Well, if only to balance out the apraisal above, HP. The Right in Labour like to repeat that Blair was electorally the must successful leader, but when you're prioritising electoral concerns to the extent he did, often over principles and ideology, it becomes counter-productive to any success, and for all Blair's victories (three, if we're counting - and he could hardly have hoped for better circumstances for the two he actually won convincingly) he was no more successful than Wilson or Attlee (I'd argue a great deal less successful than both) in the goal of winning elections - to further your aims and ideas, and to enact policies that reflect them.

The Clinton comparison is very apt, and you only need to ask yourself if you feel Clinton is a democratic socialist, to see Blair was nowhere near the party's ambitions. Despite the caricature of the Left ostensibly denying any good he done, it's more that the good he did was overshadowed by the bad - and there was a lot of that, beyond Iraq.
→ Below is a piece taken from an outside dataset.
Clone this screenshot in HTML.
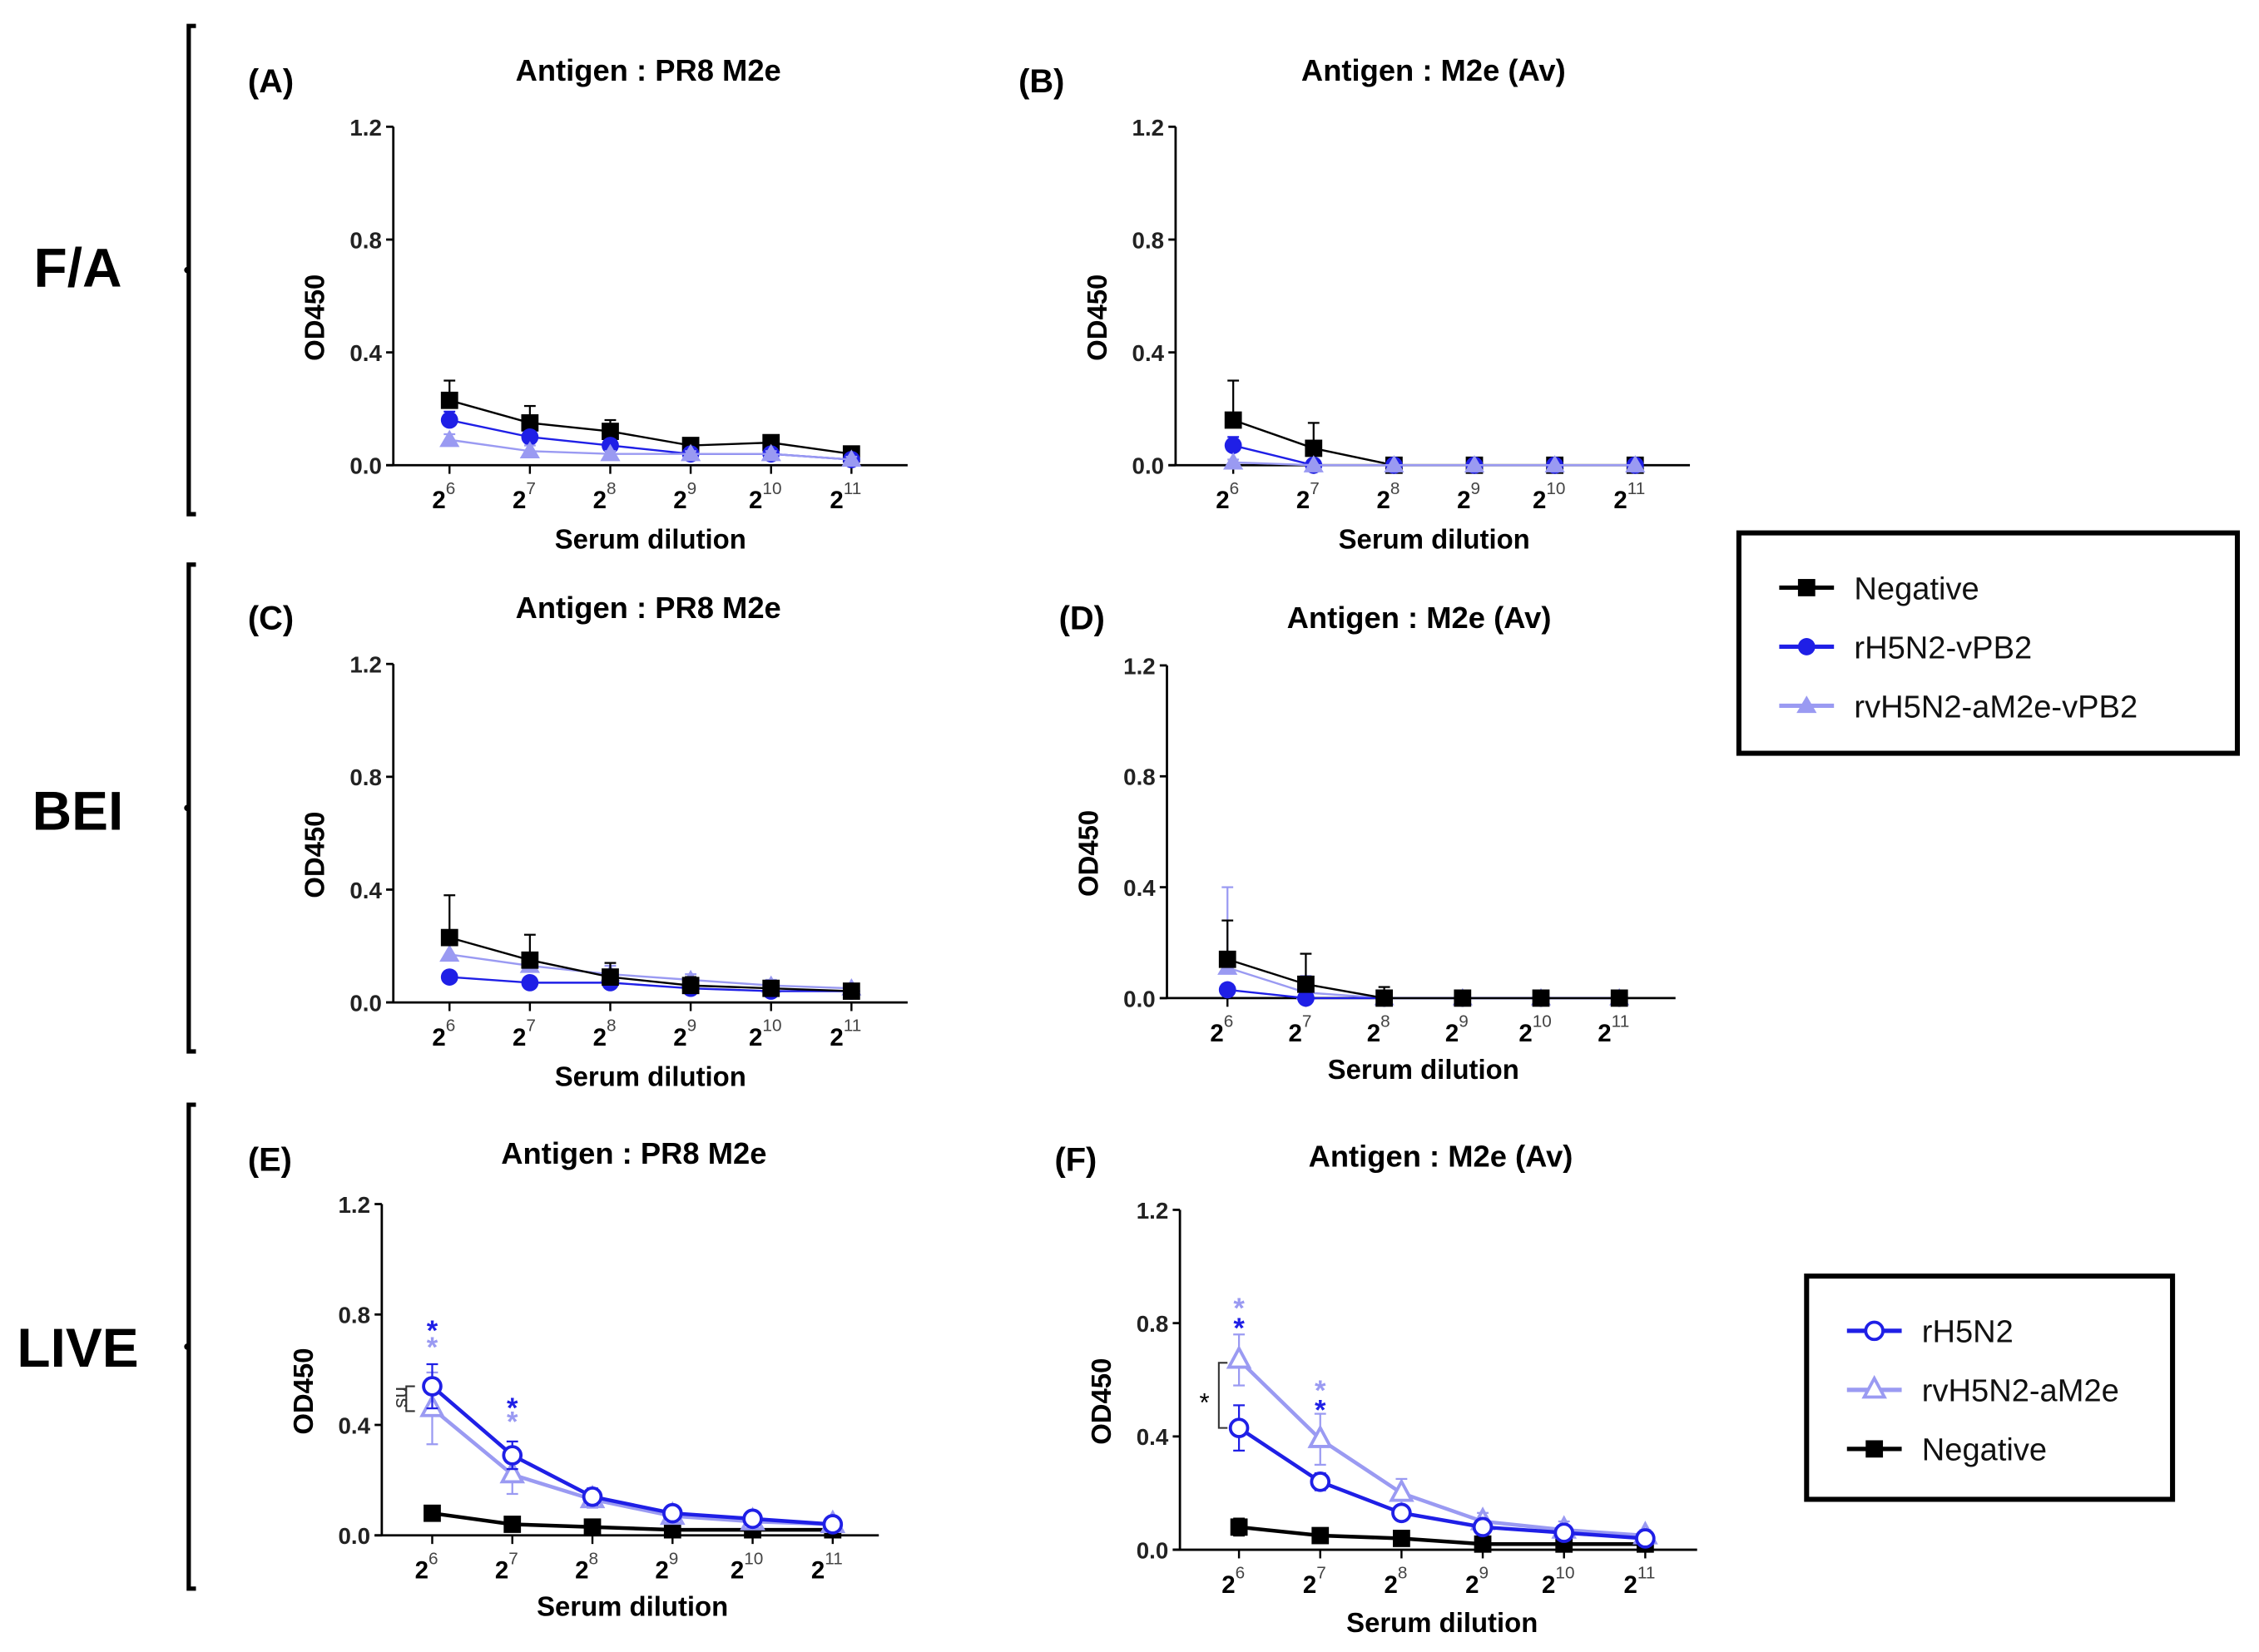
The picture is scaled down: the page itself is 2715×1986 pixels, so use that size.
<!DOCTYPE html>
<html><head><meta charset="utf-8"><style>
html,body{margin:0;padding:0;background:#fff;}
svg{display:block;font-family:"Liberation Sans",Arial,sans-serif;}
</style></head><body>
<svg id="fig" width="2715" height="1986" viewBox="0 0 1568 1147" xmlns="http://www.w3.org/2000/svg"></svg>
<script>
const NS="http://www.w3.org/2000/svg";
const svg=document.getElementById('fig');
const BLUE="#1f1fe6", LIGHT="#9a9af2", BLACK="#000";

// ---- data ----
const dilutionExponents=[6,7,8,9,10,11];
const yTicks=[0,0.4,0.8,1.2];
const yTickLabels=["0.0","0.4","0.8","1.2"];
// Panel A
const aNeg=[0.23,0.15,0.12,0.07,0.08,0.04];
const aNegErr=[0.07,0.06,0.04,0.02,0.02,0.01];
const aBlue=[0.16,0.10,0.07,0.04,0.04,0.02];
const aBlueErr=[0.03,0.02,0.02,0.01,0.01,0.01];
const aLight=[0.09,0.05,0.04,0.04,0.04,0.02];
const aLightErr=[0.02,0.02,0.01,0.01,0.01,0.01];
// Panel B
const bNeg=[0.16,0.06,0,0,0,0];
const bNegErr=[0.14,0.09,0,0,0,0];
const bBlue=[0.07,0,0,0,0,0];
const bBlueErr=[0.03,0,0,0,0,0];
const bLight=[0.01,0,0,0,0,0];
const bLightErr=[0.01,0,0,0,0,0];
// Panel C
const cNeg=[0.23,0.15,0.09,0.06,0.05,0.04];
const cNegErr=[0.15,0.09,0.05,0.03,0.02,0.01];
const cBlue=[0.09,0.07,0.07,0.05,0.04,0.04];
const cBlueErr=[0.02,0.01,0.01,0.01,0.01,0.01];
const cLight=[0.17,0.13,0.10,0.08,0.06,0.05];
const cLightErr=[0.05,0.04,0.03,0.02,0.02,0.01];
// Panel D
const dNeg=[0.14,0.05,0,0,0,0];
const dNegErr=[0.14,0.11,0.04,0,0,0];
const dBlue=[0.03,0,0,0,0,0];
const dBlueErr=[0.02,0,0,0,0,0];
const dLight=[0.11,0.02,0,0,0,0];
const dLightErr=[0.29,0.06,0,0,0,0];
// Panel E
const eBlue=[0.54,0.29,0.14,0.08,0.06,0.04];
const eBlueErr=[0.08,0.05,0.03,0.02,0.02,0.01];
const eLight=[0.46,0.22,0.13,0.07,0.05,0.04];
const eLightErr=[0.13,0.07,0.03,0.02,0.02,0.01];
const eNeg=[0.08,0.04,0.03,0.02,0.02,0.02];
const eNegErr=[0.01,0.01,0.01,0.01,0.01,0.01];
// Panel F
const fBlue=[0.43,0.24,0.13,0.08,0.06,0.04];
const fBlueErr=[0.08,0.03,0.02,0.02,0.02,0.01];
const fLight=[0.67,0.39,0.20,0.10,0.07,0.05];
const fLightErr=[0.09,0.09,0.05,0.03,0.03,0.02];
const fNeg=[0.08,0.05,0.04,0.02,0.02,0.02];
const fNegErr=[0.03,0.02,0.01,0.01,0.01,0.01];

function el(tag,attrs,parent,text){
  const e=document.createElementNS(NS,tag);
  for(const k in attrs)e.setAttribute(k,attrs[k]);
  if(text!==undefined)e.textContent=text;
  (parent||svg).appendChild(e);return e;
}

const panels=[
 {id:'a',label:'(A)',lx:172,ly:64,title:'Antigen : PR8 M2e',tx:450,ty:56,ax:273,top:88,zero:323,x0:312,x1:591,end:630,sd:381,
  series:[['negative',aNeg,aNegErr,BLACK,'square'],['rh5n2-vpb2',aBlue,aBlueErr,BLUE,'circle'],['rvh5n2-am2e-vpb2',aLight,aLightErr,LIGHT,'triangle']]},
 {id:'b',label:'(B)',lx:707,ly:64,title:'Antigen : M2e (Av)',tx:995,ty:56,ax:816,top:88,zero:323,x0:856,x1:1135,end:1173,sd:381,
  series:[['negative',bNeg,bNegErr,BLACK,'square'],['rh5n2-vpb2',bBlue,bBlueErr,BLUE,'circle'],['rvh5n2-am2e-vpb2',bLight,bLightErr,LIGHT,'triangle']]},
 {id:'c',label:'(C)',lx:172,ly:437,title:'Antigen : PR8 M2e',tx:450,ty:429,ax:273,top:461,zero:696,x0:312,x1:591,end:630,sd:754,
  series:[['rvh5n2-am2e-vpb2',cLight,cLightErr,LIGHT,'triangle'],['rh5n2-vpb2',cBlue,cBlueErr,BLUE,'circle'],['negative',cNeg,cNegErr,BLACK,'square']]},
 {id:'d',label:'(D)',lx:735,ly:437,title:'Antigen : M2e (Av)',tx:985,ty:436,ax:810,top:462,zero:693,x0:852,x1:1124,end:1163,sd:749,
  series:[['rvh5n2-am2e-vpb2',dLight,dLightErr,LIGHT,'triangle'],['rh5n2-vpb2',dBlue,dBlueErr,BLUE,'circle'],['negative',dNeg,dNegErr,BLACK,'square']]},
 {id:'e',label:'(E)',lx:172,ly:813,title:'Antigen : PR8 M2e',tx:440,ty:808,ax:265,top:836,zero:1066,x0:300,x1:578,end:610,sd:1122,
  series:[['negative',eNeg,eNegErr,BLACK,'square'],['rvh5n2-am2e',eLight,eLightErr,LIGHT,'open-triangle'],['rh5n2',eBlue,eBlueErr,BLUE,'open-circle']]},
 {id:'f',label:'(F)',lx:732,ly:813,title:'Antigen : M2e (Av)',tx:1000,ty:810,ax:819,top:840,zero:1076,x0:860,x1:1142,end:1178,sd:1133,
  series:[['negative',fNeg,fNegErr,BLACK,'square'],['rvh5n2-am2e',fLight,fLightErr,LIGHT,'open-triangle'],['rh5n2',fBlue,fBlueErr,BLUE,'open-circle']]}
];

function marker(g,shape,x,y,color,name){
  let m;
  if(shape==='square')m=el('rect',{x:x-6,y:y-6,width:12,height:12,fill:color},g);
  else if(shape==='circle')m=el('circle',{cx:x,cy:y,r:6,fill:color},g);
  else if(shape==='triangle')m=el('polygon',{points:`${x},${y-7} ${x-7},${y+5} ${x+7},${y+5}`,fill:color},g);
  else if(shape==='open-circle')m=el('circle',{cx:x,cy:y,r:6,fill:'#fff',stroke:color,'stroke-width':2.2},g);
  else m=el('polygon',{points:`${x},${y-8} ${x-7},${y+5} ${x+7},${y+5}`,fill:'#fff',stroke:color,'stroke-width':2.2},g);
  
  
}

panels.forEach(p=>{
  const g=el('g',{});
  
  
  const xs=i=>p.x0+(p.x1-p.x0)*i/(dilutionExponents.length-1);
  const ys=v=>p.zero-(p.zero-p.top)*v/1.2;
  const lab=el('text',{x:p.lx,y:p.ly,'font-size':23,'font-weight':'bold'},g,p.label);
  
  const t=el('text',{x:p.tx,y:p.ty,'font-size':21,'font-weight':'bold','text-anchor':'middle'},g,p.title);
  
  const ya=el('line',{x1:p.ax,y1:p.top,x2:p.ax,y2:p.zero,stroke:'#000','stroke-width':1.6},g);
  
  const xa=el('line',{x1:p.ax-5,y1:p.zero,x2:p.end,y2:p.zero,stroke:'#000','stroke-width':1.6},g);
  
  yTicks.forEach((v,i)=>{
    el('line',{x1:p.ax-5,y1:ys(v),x2:p.ax,y2:ys(v),stroke:'#000','stroke-width':1.6},g);
    const tl=el('text',{x:p.ax-8,y:ys(v)+6,'font-size':16,'font-weight':'bold','text-anchor':'end',fill:'#222'},g,yTickLabels[i]);
    
  });
  dilutionExponents.forEach((e,i)=>{
    el('line',{x1:xs(i),y1:p.zero,x2:xs(i),y2:p.zero+6,stroke:'#000','stroke-width':1.4},g);
    const tl=el('text',{x:xs(i)-4,y:p.zero+30,'font-size':17,'font-weight':'bold','text-anchor':'middle'},g,'2');
    
    el('tspan',{dx:0,dy:-10,'font-size':12,'font-weight':'normal',fill:'#444'},tl,String(e));
  });
  const yl=el('text',{x:0,y:0,'font-size':19,'font-weight':'bold','text-anchor':'middle',transform:`translate(${p.ax-48},${(p.top+p.zero)/2+15}) rotate(-90)`},g,'OD450');
  
  const xl=el('text',{x:(p.x0+p.x1)/2,y:p.sd,'font-size':19,'font-weight':'bold','text-anchor':'middle'},g,'Serum dilution');
  
  p.series.forEach(s=>{
    const [name,vals,errs,color,shape]=s;
    const sg=el('g',{},g);
    
    const pts=vals.map((v,i)=>`${xs(i)},${ys(v)}`).join(' ');
    const heavy=(p.id==='e'||p.id==='f');
    el('polyline',{points:pts,fill:'none',stroke:color,'stroke-width':heavy?2.6:1.4},sg);
    vals.forEach((v,i)=>{
      if(errs[i]>0){
        el('line',{x1:xs(i),y1:ys(v),x2:xs(i),y2:ys(v+errs[i]),stroke:color,'stroke-width':1.3},sg);
        el('line',{x1:xs(i)-4,y1:ys(v+errs[i]),x2:xs(i)+4,y2:ys(v+errs[i]),stroke:color,'stroke-width':1.3},sg);
        if(heavy){
          el('line',{x1:xs(i),y1:ys(v),x2:xs(i),y2:ys(Math.max(0,v-errs[i])),stroke:color,'stroke-width':1.3},sg);
          el('line',{x1:xs(i)-4,y1:ys(Math.max(0,v-errs[i])),x2:xs(i)+4,y2:ys(Math.max(0,v-errs[i])),stroke:color,'stroke-width':1.3},sg);
        }
      }
      marker(sg,shape,xs(i),ys(v),color,'point-'+name);
    });
  });
  p.xs=xs;p.ys=ys;
});

// significance markers
function star(x,y,color){const s=el('text',{x:x,y:y,'font-size':20,'font-weight':'bold','text-anchor':'middle',fill:color},svg,'*');
  }
const E=panels[4],F=panels[5];
star(E.xs(0),E.ys(0.76)+10,BLUE);star(E.xs(0),E.ys(0.70)+10,LIGHT);
star(E.xs(1),E.ys(0.48)+10,BLUE);star(E.xs(1),E.ys(0.43)+10,LIGHT);
star(F.xs(0),F.ys(0.87)+10,LIGHT);star(F.xs(0),F.ys(0.80)+10,BLUE);
star(F.xs(1),F.ys(0.58)+10,LIGHT);star(F.xs(1),F.ys(0.51)+10,BLUE);
// ns bracket E
el('path',{d:`M${E.xs(0)-12},${E.ys(0.54)} h-6 V${E.ys(0.45)} h6`,fill:'none',stroke:'#333','stroke-width':1.2});
const ns=el('text',{x:0,y:0,'font-size':14,fill:'#333','text-anchor':'middle',transform:`translate(${E.xs(0)-25},${E.ys(0.5)}) rotate(90)`},svg,'ns');

el('path',{d:`M${F.xs(0)-8},${F.ys(0.66)} h-6 V${F.ys(0.43)} h6`,fill:'none',stroke:'#333','stroke-width':1.2});
const fs=el('text',{x:F.xs(0)-24,y:F.ys(0.54)+10,'font-size':18,'text-anchor':'middle'},svg,'*');


// group labels and brackets
[['F/A',54,199,'fa'],['BEI',54,576,'bei'],['LIVE',54,949,'live']].forEach(d=>{
  const t=el('text',{x:d[1],y:d[2],'font-size':38,'font-weight':'bold','text-anchor':'middle'},svg,d[0]);
  
});
[[18,357],[392,730],[767,1103]].forEach(b=>{
  const p=el('path',{d:`M136,${b[0]} h-5 V${b[1]} h5`,fill:'none',stroke:'#000','stroke-width':3});
  
  el('circle',{cx:130,cy:(b[0]+b[1])/2,r:2.2,fill:'#000'});
});

// legends
function legend(x,y,w,h,entries,rowStart,rowGap,name){
  const g=el('g',{});
  
  el('rect',{x:x,y:y,width:w,height:h,fill:'#fff',stroke:'#000','stroke-width':3.5},g);
  entries.forEach((en,i)=>{
    const yy=y+rowStart+i*rowGap;
    const eg=el('g',{},g);
    
    el('line',{x1:x+28,y1:yy,x2:x+66,y2:yy,stroke:en[1],'stroke-width':3},eg);
    marker(eg,en[2],x+47,yy,en[1],'legend-marker');
    el('text',{x:x+80,y:yy+8,'font-size':22,fill:'#111'},eg,en[0]);
  });
}
legend(1207,370,346,153,[['Negative',BLACK,'square'],['rH5N2-vPB2',BLUE,'circle'],['rvH5N2-aM2e-vPB2',LIGHT,'triangle']],38,41,'legend-inactivated');
legend(1254,886,254,155,[['rH5N2',BLUE,'open-circle'],['rvH5N2-aM2e',LIGHT,'open-triangle'],['Negative',BLACK,'square']],38,41,'legend-live');
</script>
</body></html>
Domestically, he cemented much of Thatcher's legacy - to the point where she described him as her legacy - and in some areas even drove it forward: welfare, education, public sector "reform" to name a few.

Internally he overseen a top-down structure within the party, where everything was stage-managed and conference went ignored (still waiting for that rail re-nationalisation!), and out of the party, the British political spectrum became a lot narrower; helping frustration and apathy reign, if they weren't hopping off to the now left-of-Labour Liberal Democrats

I think you only need to hear the Tories say "we're only continuing Labour's work", when they're privatising our schools and the NHS, and see the Labour MP's convoluted response as to why Labour's privatisation was good as opposed to how this is bad, to realise how much damage Blair done to Labour's cause.

Or, y'know, you can just read his offerings.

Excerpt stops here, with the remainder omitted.